Mit dem ersten Anstieg begann ich, endlich wieder Muskeln zu spüren und meine Stimmung hob sich weiter mit dem Rückenwind, bei dem man Kräfte aufsparen konnte. Eine gähnende Leere macht sich plötzlich im Magen breit, mein Ernährungsplan sah nur zwei Bananen zum Frühstück vor. Ich dachte mein kleines Männchen in der Uhr würde nun davon laufen, aber ich blieb dran und er erwies sich als guter Partner, was viele Motivationsvorteile hat. Denn schon die klügsten Jedis wussten: Immer zu zweit sie sind – und das blieben wir.
Meine Gedanken kreisten um ein leckeres Essen und der zähe, ältere Herr vor mir mit seinem neonfarbenen Laufshirt mit der Aufschrift ‘Pfannkuchen’ machte es mir nicht wirklich leichter, an etwas anderes zu denken.
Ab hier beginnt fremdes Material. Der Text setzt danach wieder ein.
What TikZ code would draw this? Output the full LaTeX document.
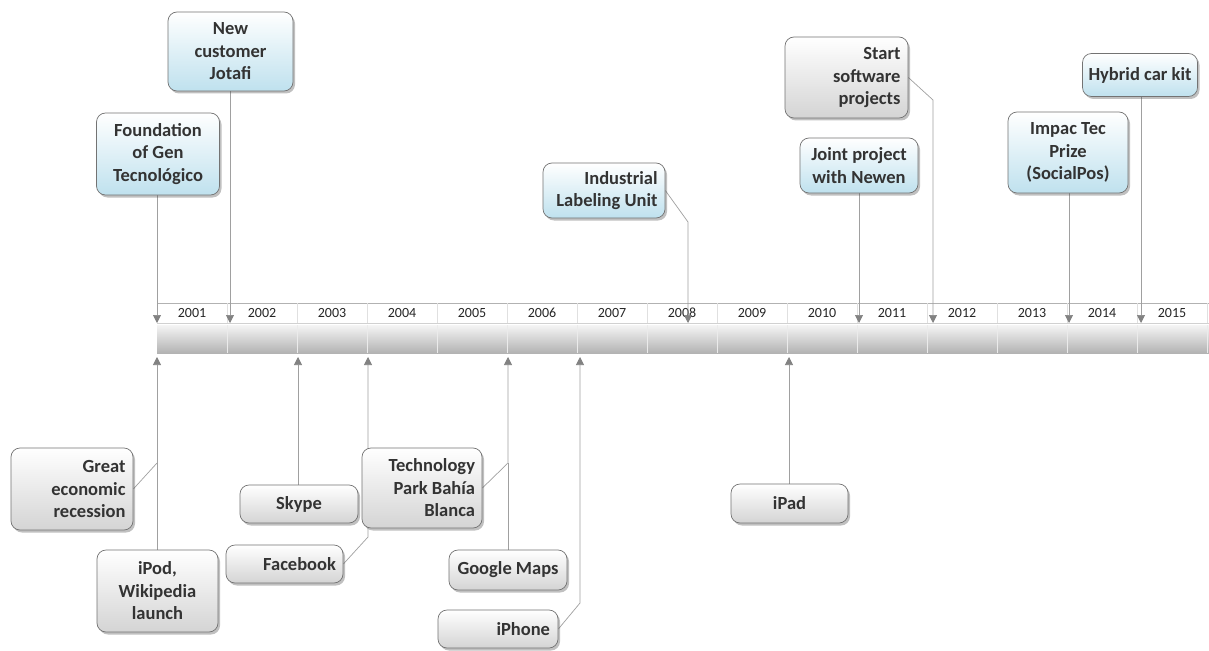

Zum Glück war er bei Kilometer 10 verschwunden und ich hing mich an eine rote Hose, dachte nur dranbleiben und ab und an auf die Pace schauen, die mir zum Glück durch Vibration mitgeteilt wurde. Sandstürme und Gegenwind machten meinen Heuschnupfen geplagten Augen zu schaffen, da half auch keine Laufbrille und meine Kraft in den Armen schien auch zu schwinden. Wildes Rumgeklicke auf dem Forerunner wäre da wirklich nicht drin gewesen, auch wenn ich im Startbereich bewundernde Blicke dafür erhielt und ein Mitläufer am liebsten selbst mal draufgefasst hätte.
Kilometer für Kilometer schob ich mich voran – immer die Hoffnung habend, dass ich tatsächlich um die 1:55h laufen könnte. Ich sagte mir jeden einzelnen Kilometer, dass ich noch einen weiteren im 5er Schnitt laufen muss, um am Ende langsamer sein zu können. Aber es gab keinen Grund langsamer zu werden, denn die Kraft war irgendwie da und ich brauchte auch danach für nichts und niemanden Kraft zu haben. Ich sollte mich endlich trauen, auch einmal etwas zu riskieren, einfach schnell weiterzulaufen! Die yogagleiche Konzentration hielt auch an, bis mich etwa bei km 16 ein Topmodel mit überirdisch langen Beinen fast schwebend überholte. Wie machen das solche Läufer? Woher nehmen sie ganz plötzlich die Kraft so an einem vorbeizuschießen, also wären es ihre ersten Meter?
Ich ließ nicht locker, die rote Hose auch nicht, und bei km 18 fühlte ich mich wieder so fit, um auch das Model langsam einzuholen, aber plötzlich war er wieder da. Der Mann mit den Pfannkuchen, der so kurz vor der Gegenwind-Passage genauso ein Gefühl auslösen kann, wie der Mann mit dem Hammer. Mein kleines Männchen lief immer noch mit mir statt voraus und ich bog ein in die anstrengendsten 1500m meiner gesamten Laufkarriere – einen so heftigen Wind habe ich noch nie erlebt, meine Pace sank von jetzt auf gleich auf fast stehende 5:30. Ich war vollkommen allein, niemand vor mir, niemand hinter mir. Ich lief, legte mich in den Wind und sah das Ziel, das einfach nicht näher kommen wollte und das ich dann irgendwie doch erreichte, mit dem guten Gefühl in der zweiten Hälfte alles gegeben zu haben.
Mit 1:47h habe ich mehr erreicht als ich mir wünschen konnte und Platz 29 bei den Frauen und Platz 4 in meiner Altersklasse lassen auch keine Wünsche offen. Ich freue mich schon auf meinen nächsten Wettkampf mit meinem virtuellen Partner, der mich motivierte und immer auf dem Laufenden gehalten hat.